Self-Differentiation Helps Us Move Forward in Life
Fifth, you’ll free up more energy for your personal pursuits and life priority. This is important, as to become the best version of yourself you really have to channel your time and energy wisely. We have limited attention spans as humans, and we wake up with a limited amount of energy each morning for the day. We have to be mindful of where we choose for that energy to go if we want to become the best adults we can become in our lives.
Constantly getting caught up in our family of origin’s drama or attending to emotional care-taking of adult parents (who should be taking responsibility for themselves) can be quite an energy suck. It can leave us feeling depleted and take away from other important areas of our adult lives that need our time and attention, including and especially our relationship with ourselves and time for self-care.
In adult life, you create your own family, with a new family culture. You pursue your own dreams and professional achievements. You choose your own friends (sometimes even a chosen family) that help you grow and contribute to your values and long-term goals for yourself.
This doesn’t mean you shouldn’t give your family your time and energy, but there’s a difference between having a mutually beneficial adult relationship with your family members and just getting sucked into their emotional drama and having a one-sided relationship with them where you must constantly attend to their emotional needs or play emotional caretaker and validator.
When we work through enmeshment and learn to set boundaries with our time and emotional energy, we free up a ton of energy to focus on what’s most important in our lives, and we choose to move forward with our adult lives. We choose to give ourselves over to our spouses, our children, to work we care about, to friends that reciprocate, to hobbies that invigorate us, to our health, to our values, to our long-term goals, and to working toward becoming our highest selves.

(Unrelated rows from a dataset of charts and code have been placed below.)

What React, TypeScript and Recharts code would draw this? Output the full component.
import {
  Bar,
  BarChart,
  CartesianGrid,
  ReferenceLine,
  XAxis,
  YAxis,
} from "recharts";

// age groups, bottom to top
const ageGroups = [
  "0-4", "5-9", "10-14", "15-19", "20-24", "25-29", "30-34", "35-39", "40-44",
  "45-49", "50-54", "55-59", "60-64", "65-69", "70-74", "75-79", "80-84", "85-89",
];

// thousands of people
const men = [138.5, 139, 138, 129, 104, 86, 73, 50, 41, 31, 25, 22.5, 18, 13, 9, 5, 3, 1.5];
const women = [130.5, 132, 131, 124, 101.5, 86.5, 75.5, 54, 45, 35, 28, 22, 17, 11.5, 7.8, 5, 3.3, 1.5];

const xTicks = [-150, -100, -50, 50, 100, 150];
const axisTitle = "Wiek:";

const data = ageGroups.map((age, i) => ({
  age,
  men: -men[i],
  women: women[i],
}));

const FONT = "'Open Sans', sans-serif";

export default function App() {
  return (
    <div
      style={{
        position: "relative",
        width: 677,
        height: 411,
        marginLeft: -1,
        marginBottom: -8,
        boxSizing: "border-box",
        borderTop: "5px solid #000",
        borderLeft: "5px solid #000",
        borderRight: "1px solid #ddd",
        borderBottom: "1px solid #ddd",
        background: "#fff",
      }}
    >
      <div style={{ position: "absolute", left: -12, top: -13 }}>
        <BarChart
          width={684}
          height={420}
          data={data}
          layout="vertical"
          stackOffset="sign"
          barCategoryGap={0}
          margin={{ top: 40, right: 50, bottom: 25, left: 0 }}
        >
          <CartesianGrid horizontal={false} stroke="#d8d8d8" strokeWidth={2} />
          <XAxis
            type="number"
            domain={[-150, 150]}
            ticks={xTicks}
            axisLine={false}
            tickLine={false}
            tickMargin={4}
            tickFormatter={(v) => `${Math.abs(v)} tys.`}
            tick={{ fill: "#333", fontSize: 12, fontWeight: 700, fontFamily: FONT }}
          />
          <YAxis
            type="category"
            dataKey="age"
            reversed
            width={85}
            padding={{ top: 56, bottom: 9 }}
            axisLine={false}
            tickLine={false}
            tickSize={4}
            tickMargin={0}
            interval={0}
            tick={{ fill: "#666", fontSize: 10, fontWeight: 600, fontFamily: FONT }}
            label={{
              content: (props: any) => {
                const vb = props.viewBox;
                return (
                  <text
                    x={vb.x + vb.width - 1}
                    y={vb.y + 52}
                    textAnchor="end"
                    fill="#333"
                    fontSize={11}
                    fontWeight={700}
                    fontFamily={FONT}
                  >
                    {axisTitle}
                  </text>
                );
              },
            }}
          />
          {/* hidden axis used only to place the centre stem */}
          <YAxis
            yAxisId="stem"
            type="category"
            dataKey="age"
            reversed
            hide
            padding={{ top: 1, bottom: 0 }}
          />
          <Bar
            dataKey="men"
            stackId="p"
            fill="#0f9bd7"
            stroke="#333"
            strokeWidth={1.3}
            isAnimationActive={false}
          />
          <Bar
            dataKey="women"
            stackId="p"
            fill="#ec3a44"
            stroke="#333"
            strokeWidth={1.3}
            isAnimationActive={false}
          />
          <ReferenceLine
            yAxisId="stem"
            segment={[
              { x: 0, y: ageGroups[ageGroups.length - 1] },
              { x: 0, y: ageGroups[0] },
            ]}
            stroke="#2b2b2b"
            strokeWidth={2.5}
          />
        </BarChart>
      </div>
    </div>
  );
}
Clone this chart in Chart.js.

Self-Differentiation Leads to Better Decision-Making
Lastly, we live with more emotional maturity and objectivity. We are more calm and less caught up in other people’s madness. We learn to control our emotions. We learn to extract ourselves from the emotional reactivity of others. And this makes us more capable of observing situations objectively making wise decisions over emotional reasoning and acting out.
You develop the ability think for yourself instead of getting caught up in group beliefs.
You can tolerate the emotional discomfort required to hold the tension between multiple perspectives instead of taking sides in a polarized emotional argument.
You can recognize emotional reasoning in yourself and others and take a step back before acting on it.
So much of what you see happening in society — the polarization, the emotional reactivity, the mob mentality, the acting out, the public display of adult temper tantrums — is a product of people just being enmeshed with others, having a poorly defined sense of individual self, and getting incredibly caught up in group emotions. Working through enmeshment helps us move out of this contagious emotional reactivity into being more objective, self-possessed, grounded, autonomous, and wise adult.
Final Thoughts
I like to write these points down in my journal and reflect on them from time to time. Sometimes my partner and I will remind each other of them when we’re struggling with doing something hard, like setting an important boundary with a loved one. This has kept us going throughout the years, and as I look back and see how far we’ve come, we realize how rewarding the hard work has been. How much it’s given us that’s immeasurable - more peace, more calm, more health, more confidence, deeper connection, more purpose, and more life.
I hope you’ll also find these useful on your journey. More importantly, I hope you’ll find your own self-defined reasons and motivations for doing this very challenging and rewarding work. Whatever you find works for you, I hope you’ll stay connected to your higher principles as you do the work, as that’s a huge part of the work itself.